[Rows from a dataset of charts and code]
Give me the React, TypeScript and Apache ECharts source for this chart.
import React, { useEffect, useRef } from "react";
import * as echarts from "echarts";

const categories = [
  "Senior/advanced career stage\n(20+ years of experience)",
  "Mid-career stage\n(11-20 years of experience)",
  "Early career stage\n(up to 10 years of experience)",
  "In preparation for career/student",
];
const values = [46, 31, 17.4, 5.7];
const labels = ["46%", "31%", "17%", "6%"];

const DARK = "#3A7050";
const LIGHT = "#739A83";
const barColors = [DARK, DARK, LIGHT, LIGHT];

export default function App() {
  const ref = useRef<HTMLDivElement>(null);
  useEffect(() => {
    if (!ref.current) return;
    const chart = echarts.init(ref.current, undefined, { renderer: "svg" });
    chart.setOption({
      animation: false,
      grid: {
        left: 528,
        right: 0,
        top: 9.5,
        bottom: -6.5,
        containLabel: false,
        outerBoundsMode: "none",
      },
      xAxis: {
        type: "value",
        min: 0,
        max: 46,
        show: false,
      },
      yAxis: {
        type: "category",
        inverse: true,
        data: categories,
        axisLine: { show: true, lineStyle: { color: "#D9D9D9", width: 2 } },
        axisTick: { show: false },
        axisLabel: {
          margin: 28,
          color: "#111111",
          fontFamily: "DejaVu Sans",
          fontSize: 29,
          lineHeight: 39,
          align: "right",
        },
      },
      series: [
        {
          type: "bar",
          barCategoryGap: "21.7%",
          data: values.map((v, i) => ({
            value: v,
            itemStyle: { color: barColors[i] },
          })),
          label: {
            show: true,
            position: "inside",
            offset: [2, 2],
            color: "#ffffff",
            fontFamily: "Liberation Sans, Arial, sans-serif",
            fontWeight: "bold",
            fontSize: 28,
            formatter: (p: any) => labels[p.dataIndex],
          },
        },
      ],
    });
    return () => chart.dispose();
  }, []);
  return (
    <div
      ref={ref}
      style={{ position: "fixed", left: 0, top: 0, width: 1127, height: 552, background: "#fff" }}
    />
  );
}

...

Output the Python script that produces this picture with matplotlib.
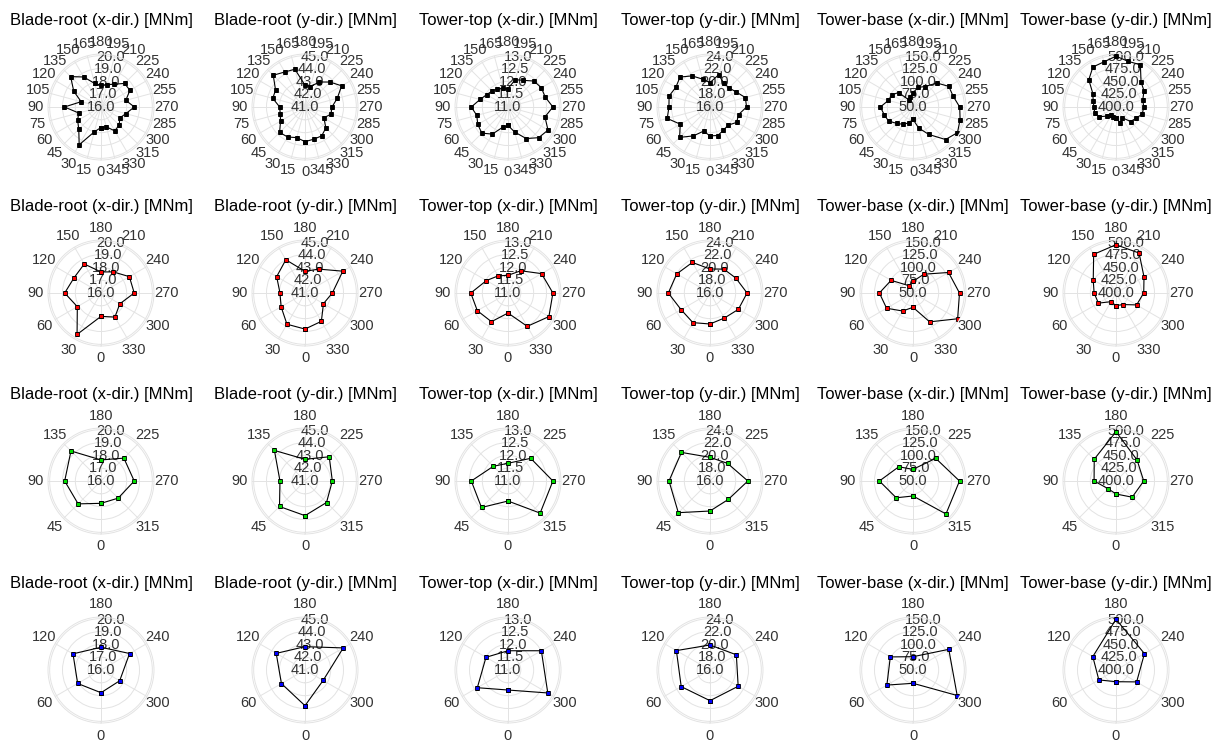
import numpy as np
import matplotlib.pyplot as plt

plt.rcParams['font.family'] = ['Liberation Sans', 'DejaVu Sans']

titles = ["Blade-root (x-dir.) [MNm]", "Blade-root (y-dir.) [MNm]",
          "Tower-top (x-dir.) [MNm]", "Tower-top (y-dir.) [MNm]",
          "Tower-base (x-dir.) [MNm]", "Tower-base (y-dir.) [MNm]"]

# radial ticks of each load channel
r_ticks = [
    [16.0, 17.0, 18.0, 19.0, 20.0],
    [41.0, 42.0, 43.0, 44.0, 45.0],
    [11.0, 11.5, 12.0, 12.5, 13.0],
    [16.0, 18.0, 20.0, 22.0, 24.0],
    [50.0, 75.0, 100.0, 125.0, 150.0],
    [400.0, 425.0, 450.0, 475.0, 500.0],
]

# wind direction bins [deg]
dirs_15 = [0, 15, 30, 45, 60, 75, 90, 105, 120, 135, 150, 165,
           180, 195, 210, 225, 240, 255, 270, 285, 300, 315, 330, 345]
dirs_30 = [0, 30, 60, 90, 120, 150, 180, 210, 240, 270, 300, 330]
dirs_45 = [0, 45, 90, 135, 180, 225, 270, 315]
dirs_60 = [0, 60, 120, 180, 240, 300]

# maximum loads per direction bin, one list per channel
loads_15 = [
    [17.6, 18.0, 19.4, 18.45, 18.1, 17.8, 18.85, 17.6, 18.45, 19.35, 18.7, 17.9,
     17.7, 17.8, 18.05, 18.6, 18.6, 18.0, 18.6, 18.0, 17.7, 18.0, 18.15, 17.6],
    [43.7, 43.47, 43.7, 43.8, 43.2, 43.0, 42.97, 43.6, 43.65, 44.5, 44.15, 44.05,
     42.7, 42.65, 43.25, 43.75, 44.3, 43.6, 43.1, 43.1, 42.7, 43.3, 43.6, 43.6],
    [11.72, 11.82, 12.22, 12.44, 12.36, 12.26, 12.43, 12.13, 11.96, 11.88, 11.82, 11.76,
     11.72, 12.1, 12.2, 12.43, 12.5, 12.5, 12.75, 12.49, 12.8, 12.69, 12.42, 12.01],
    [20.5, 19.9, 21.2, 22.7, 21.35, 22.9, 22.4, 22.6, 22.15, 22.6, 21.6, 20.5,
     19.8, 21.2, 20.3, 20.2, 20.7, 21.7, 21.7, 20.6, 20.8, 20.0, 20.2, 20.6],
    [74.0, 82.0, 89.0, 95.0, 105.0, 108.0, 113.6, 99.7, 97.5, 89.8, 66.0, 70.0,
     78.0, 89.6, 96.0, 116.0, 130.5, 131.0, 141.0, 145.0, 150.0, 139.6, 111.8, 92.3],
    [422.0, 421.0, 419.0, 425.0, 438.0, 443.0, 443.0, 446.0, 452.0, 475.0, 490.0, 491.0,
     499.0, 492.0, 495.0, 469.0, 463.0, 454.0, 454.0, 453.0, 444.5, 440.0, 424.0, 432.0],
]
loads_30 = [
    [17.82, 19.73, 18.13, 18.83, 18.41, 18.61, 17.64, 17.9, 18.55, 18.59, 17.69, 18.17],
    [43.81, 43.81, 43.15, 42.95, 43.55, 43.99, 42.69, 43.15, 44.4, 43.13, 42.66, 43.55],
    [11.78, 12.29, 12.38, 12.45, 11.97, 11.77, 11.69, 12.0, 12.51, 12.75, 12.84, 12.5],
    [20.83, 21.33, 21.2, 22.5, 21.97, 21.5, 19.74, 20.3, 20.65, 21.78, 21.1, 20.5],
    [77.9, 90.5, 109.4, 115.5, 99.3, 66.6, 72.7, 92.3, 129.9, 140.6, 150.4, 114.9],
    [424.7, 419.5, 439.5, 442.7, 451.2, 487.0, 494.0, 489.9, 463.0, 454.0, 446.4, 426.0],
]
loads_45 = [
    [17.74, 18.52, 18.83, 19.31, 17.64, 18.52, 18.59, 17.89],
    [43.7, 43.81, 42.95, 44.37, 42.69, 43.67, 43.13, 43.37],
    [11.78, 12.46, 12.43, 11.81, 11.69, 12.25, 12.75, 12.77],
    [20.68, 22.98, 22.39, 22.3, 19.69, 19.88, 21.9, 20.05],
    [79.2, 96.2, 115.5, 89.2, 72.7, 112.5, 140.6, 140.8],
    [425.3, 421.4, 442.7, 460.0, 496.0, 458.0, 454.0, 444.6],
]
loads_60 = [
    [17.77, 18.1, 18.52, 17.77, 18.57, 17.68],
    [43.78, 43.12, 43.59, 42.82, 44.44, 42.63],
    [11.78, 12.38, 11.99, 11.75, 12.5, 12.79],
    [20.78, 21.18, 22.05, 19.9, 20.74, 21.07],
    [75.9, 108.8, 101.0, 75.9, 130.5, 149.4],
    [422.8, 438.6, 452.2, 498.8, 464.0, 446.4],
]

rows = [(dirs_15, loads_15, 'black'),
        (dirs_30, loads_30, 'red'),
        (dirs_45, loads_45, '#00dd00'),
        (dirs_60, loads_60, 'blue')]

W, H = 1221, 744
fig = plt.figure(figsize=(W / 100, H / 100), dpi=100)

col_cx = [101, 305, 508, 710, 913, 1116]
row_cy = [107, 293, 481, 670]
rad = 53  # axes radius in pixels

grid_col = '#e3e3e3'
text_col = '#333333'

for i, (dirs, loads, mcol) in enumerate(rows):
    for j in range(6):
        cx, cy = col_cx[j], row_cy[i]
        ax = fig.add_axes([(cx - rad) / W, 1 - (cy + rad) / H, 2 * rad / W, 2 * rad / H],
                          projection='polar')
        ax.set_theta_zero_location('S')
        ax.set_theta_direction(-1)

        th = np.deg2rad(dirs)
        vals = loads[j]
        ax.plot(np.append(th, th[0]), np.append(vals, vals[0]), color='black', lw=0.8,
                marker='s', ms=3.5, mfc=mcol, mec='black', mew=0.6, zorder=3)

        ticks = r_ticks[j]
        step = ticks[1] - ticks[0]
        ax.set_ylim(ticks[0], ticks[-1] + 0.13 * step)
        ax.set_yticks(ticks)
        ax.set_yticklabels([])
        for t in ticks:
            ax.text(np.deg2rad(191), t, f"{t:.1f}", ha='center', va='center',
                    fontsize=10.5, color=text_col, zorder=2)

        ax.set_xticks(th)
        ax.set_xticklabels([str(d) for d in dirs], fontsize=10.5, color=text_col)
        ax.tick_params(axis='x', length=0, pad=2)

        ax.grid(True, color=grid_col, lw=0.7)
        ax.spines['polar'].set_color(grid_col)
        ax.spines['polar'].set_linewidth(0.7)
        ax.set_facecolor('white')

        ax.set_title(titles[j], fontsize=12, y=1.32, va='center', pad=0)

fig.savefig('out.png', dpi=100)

--

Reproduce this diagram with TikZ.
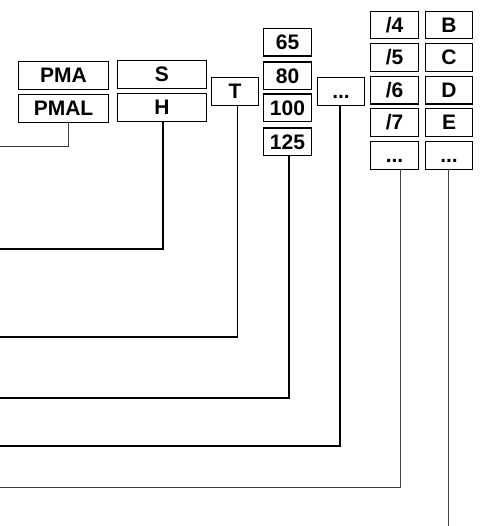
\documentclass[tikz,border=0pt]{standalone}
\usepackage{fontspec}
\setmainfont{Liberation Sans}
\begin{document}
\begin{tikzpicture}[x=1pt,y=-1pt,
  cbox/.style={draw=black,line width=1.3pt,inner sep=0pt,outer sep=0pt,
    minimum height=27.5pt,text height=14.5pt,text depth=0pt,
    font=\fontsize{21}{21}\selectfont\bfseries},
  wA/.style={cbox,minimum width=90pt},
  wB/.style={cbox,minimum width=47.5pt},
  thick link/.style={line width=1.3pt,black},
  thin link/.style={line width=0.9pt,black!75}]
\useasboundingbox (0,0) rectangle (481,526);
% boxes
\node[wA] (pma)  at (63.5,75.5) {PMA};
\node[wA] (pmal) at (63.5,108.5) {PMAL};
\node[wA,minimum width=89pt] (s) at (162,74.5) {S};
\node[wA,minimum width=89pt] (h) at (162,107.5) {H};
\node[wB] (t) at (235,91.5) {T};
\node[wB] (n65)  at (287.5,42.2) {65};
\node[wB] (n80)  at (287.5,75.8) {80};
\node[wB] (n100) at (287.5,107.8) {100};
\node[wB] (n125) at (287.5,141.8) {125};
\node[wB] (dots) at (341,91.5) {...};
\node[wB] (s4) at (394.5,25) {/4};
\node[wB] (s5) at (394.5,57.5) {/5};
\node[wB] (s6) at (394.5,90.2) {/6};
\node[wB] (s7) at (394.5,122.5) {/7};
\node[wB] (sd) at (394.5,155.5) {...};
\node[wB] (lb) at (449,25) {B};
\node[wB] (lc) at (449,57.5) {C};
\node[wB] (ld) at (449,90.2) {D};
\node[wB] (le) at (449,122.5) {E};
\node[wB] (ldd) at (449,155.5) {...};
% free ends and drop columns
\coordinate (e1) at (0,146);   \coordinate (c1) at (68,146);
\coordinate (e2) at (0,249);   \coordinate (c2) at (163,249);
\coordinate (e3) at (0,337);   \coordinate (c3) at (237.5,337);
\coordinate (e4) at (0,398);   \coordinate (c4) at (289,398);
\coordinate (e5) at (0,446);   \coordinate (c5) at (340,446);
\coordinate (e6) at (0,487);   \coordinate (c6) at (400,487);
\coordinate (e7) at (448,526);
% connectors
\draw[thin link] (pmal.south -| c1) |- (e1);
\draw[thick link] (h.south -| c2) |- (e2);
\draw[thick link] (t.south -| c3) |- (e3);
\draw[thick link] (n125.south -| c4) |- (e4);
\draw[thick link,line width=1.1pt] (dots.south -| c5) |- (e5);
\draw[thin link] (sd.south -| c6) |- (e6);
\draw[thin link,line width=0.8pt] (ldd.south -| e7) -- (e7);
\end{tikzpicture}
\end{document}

> **Problem requirements**
Begin at the line that has "Output the Python", stop after the line that has "dirs_60 = [0, 60, 120, 180, 240, 300]", and reproduce every line between them exactly and nothing else. Pictures stay out of the copy.

> **Answer to the problem**
Output the Python script that produces this picture with matplotlib.
import numpy as np
import matplotlib.pyplot as plt

plt.rcParams['font.family'] = ['Liberation Sans', 'DejaVu Sans']

titles = ["Blade-root (x-dir.) [MNm]", "Blade-root (y-dir.) [MNm]",
          "Tower-top (x-dir.) [MNm]", "Tower-top (y-dir.) [MNm]",
          "Tower-base (x-dir.) [MNm]", "Tower-base (y-dir.) [MNm]"]

# radial ticks of each load channel
r_ticks = [
    [16.0, 17.0, 18.0, 19.0, 20.0],
    [41.0, 42.0, 43.0, 44.0, 45.0],
    [11.0, 11.5, 12.0, 12.5, 13.0],
    [16.0, 18.0, 20.0, 22.0, 24.0],
    [50.0, 75.0, 100.0, 125.0, 150.0],
    [400.0, 425.0, 450.0, 475.0, 500.0],
]

# wind direction bins [deg]
dirs_15 = [0, 15, 30, 45, 60, 75, 90, 105, 120, 135, 150, 165,
           180, 195, 210, 225, 240, 255, 270, 285, 300, 315, 330, 345]
dirs_30 = [0, 30, 60, 90, 120, 150, 180, 210, 240, 270, 300, 330]
dirs_45 = [0, 45, 90, 135, 180, 225, 270, 315]
dirs_60 = [0, 60, 120, 180, 240, 300]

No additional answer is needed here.